Wow. Taking it section at a time.
If you have strong strategic thinking and leadership skills, then the programmers and the artists do not need to know anything about the game concept and design.
No. You don't wait until the contract is signed before telling "Oh yeah, this really isn't a FPS, it is a kind of turn based/RTS hybrid."
You need buy-in and feedback from everybody. You might write your pie-in-the-sky GDD thinking it will take three months for five developers to build, only to hear back from your development team that you are looking at 15 people for 12 months. If you design in the dark you will probably be surprised what you see when daylight shines on it.
You cannot lead effectively without knowledge, and you get knowledge by active communication and constant feedback.
What proportion of skills and roles are used by the team members is partly a matter of necessity but mostly a matter of your preference.
Only partially so. If you write an art-heavy design you will need more artists. If you right a code-heavy design you will need more programmers.
You have some ability to guide it through your decisions, but if you make up an art-heavy design and then hire insufficient artists, the results will be unsatisfying.
It is ideal to have all team members working independently of one another but dependent on YOUR guidance. This way none of them are waiting on one another but only waiting on leadership upon completing elements of the game.
Yes you need to remove the blocks. That is part of the job of a producer and the project manager.
Removing the blocks does not mean "working independently but dependent on YOUR guidance". That is called "micromanagement", and it is a bad thing. It means the manager is blocking everything.
Over the years my experience is that interdependence is far better than independence. When studios follow the (absolute garbage) advice that chain of command must be followed, it goes like this: Artist asks the art lead. Art lead asks the project manager to cross divisions. Project manager asks the programming lead. Programming lead asks the programmer. Programmer provides an answer to programming lead. Programming lead relays it to the project manager, who passes it to the art lead. Art lead tells artists. The process takes three days...
... by which time the artist hunted down the programmer, they had a five-minute discussion and the pair found an even better solution than either would have found on their own.
Your goal as a producer or project manager are to enable people to do their jobs. Finding good ways to manage means removing barriers, not micromanaging their tasks.
This is BY FAR the most cost effective way of running a game development company.
Imagine at the other extreme if all of your team members are depending on one another for everything and spend many hours discussing things among themselves instead of making things. Does that sound profitable to you?
I have seen too many counterexamples to even know which one to cite.

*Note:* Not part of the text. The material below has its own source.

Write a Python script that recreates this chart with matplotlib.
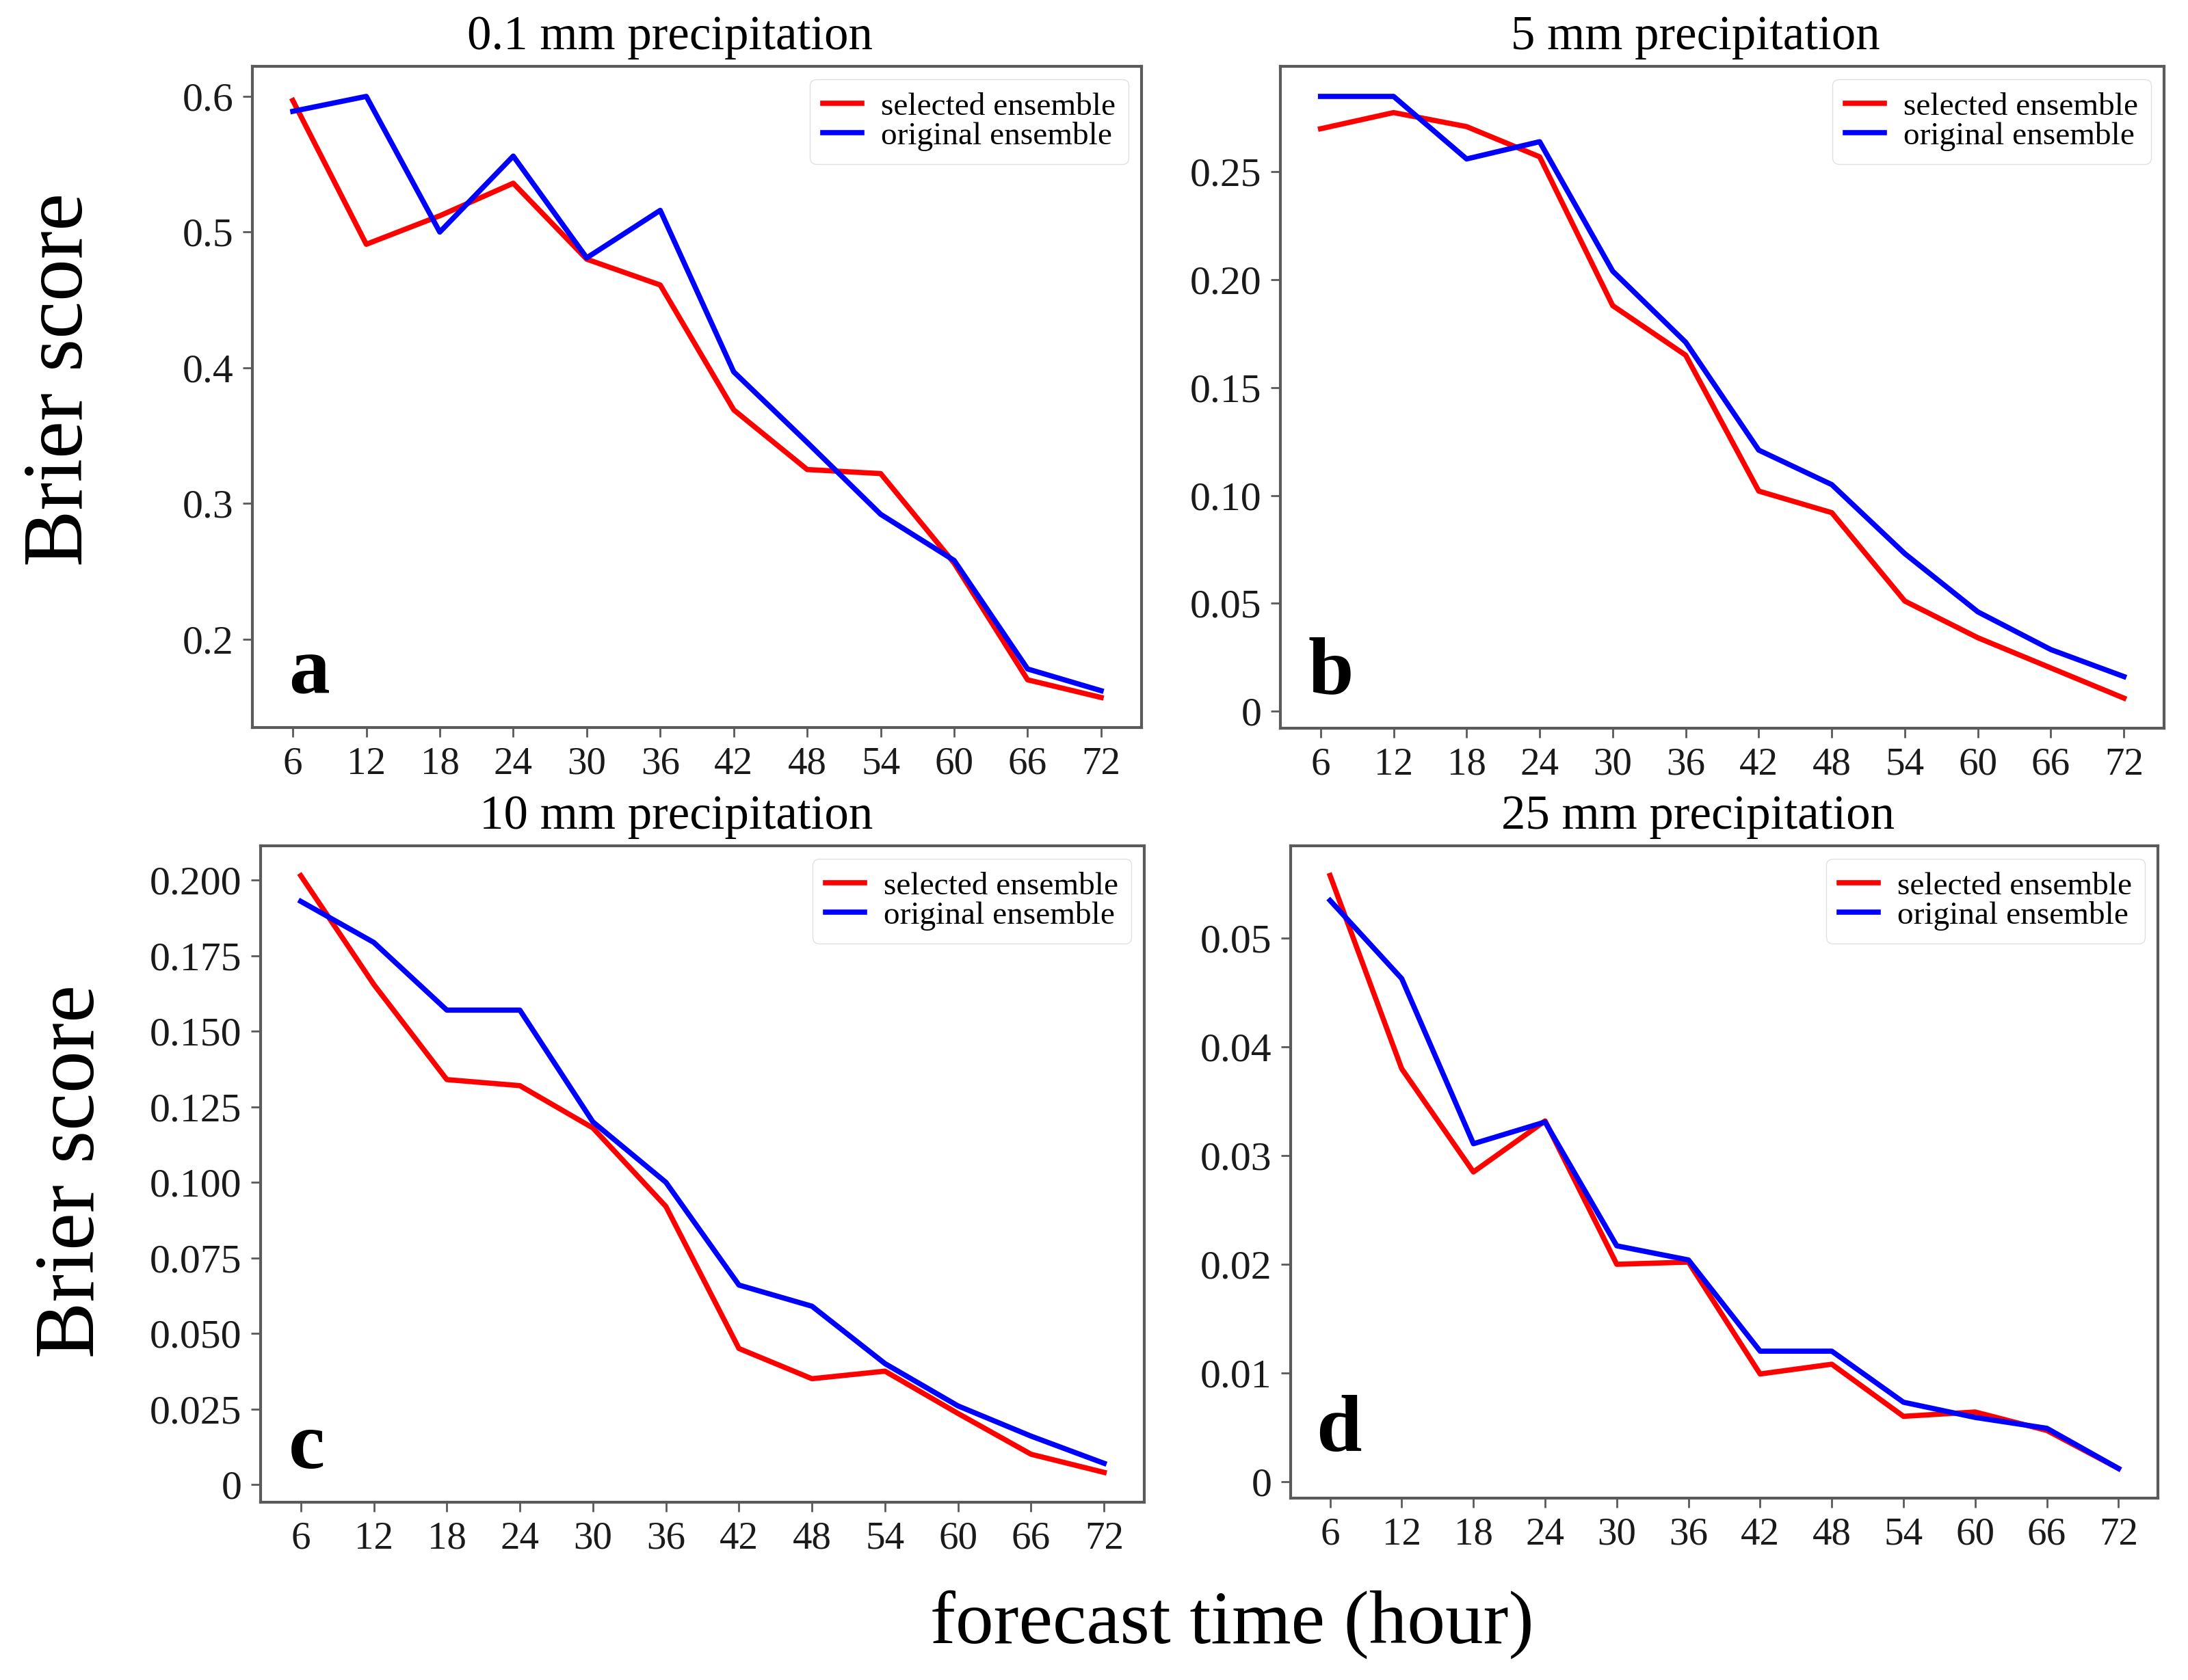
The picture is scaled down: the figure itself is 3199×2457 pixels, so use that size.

For every game object before starting work we involve the designer, the programmer who will own the feature, the modeler who will own it, the animator who will own it, the sound engineer who will own it, and the QA lead and at least one tester. For important objects we also include the feature's producer(s) and potentially additional developers. The designer discusses the design with every one of them before the final design is approved, often with each group getting clarification or more information back to help build a solid design. Then we have a meeting where all the disciples get together, read the design, and either accept it along with its schedule or suggest significant refinements and send it back to the drawing board.
Often these are scheduled in 4-hour blocks as a chunk of the project moves forward.
Some of those objects are simple and can be reviewed and accepted in a matter of minutes. Some of those objects are complex, requiring an hour or more for everyone to agree. It is usually obvious how long the design will take, but sometimes there are surprises where a seemingly simple object makes everyone object to unexpected complexity, or a seemingly complex object can be reduced into very simple parts by the individual disciplines.
That kind of open communication allows bad to become good and good to become better.
We can be halfway through the meeting and suddenly the QA lead asks "Have you thought about such-and-such? If they activate A and B at the same time, will this break the game?." And suddenly everybody stops and realizes there is a fatal flaw.
Or the audio tech speaks up "I might have counted that wrong, but when I multiply those together it looks like you are asking for about 300 unique voice events. Is that correct?" And suddenly the designer realizes the requirement needs to be removed.
The programmer might realize "What if we tied this in to such-and-such system? We could gain these features and also reduce the cost, but it needs more art", followed by the artist "I can probably reuse the existing such-and-such asset if we did that, we can reuse the rig and probably half of the animations", etc. A short conversation follows with some very minor design adjustments. The end result is a 50% reduction in development cost and an even better game object.
You want to avoid a situation like Congress, with 535 competing ideas, but it would be foolish not to get input and buy-in from every discipline before starting. These people are your team and your most valuable resource, they are not your enemies.
Quality Control is YOUR responsibility. You are the leader.
It is everyone's responsibility. Done well everybody is accountable for their own work, and diffusion of responsibility does not apply.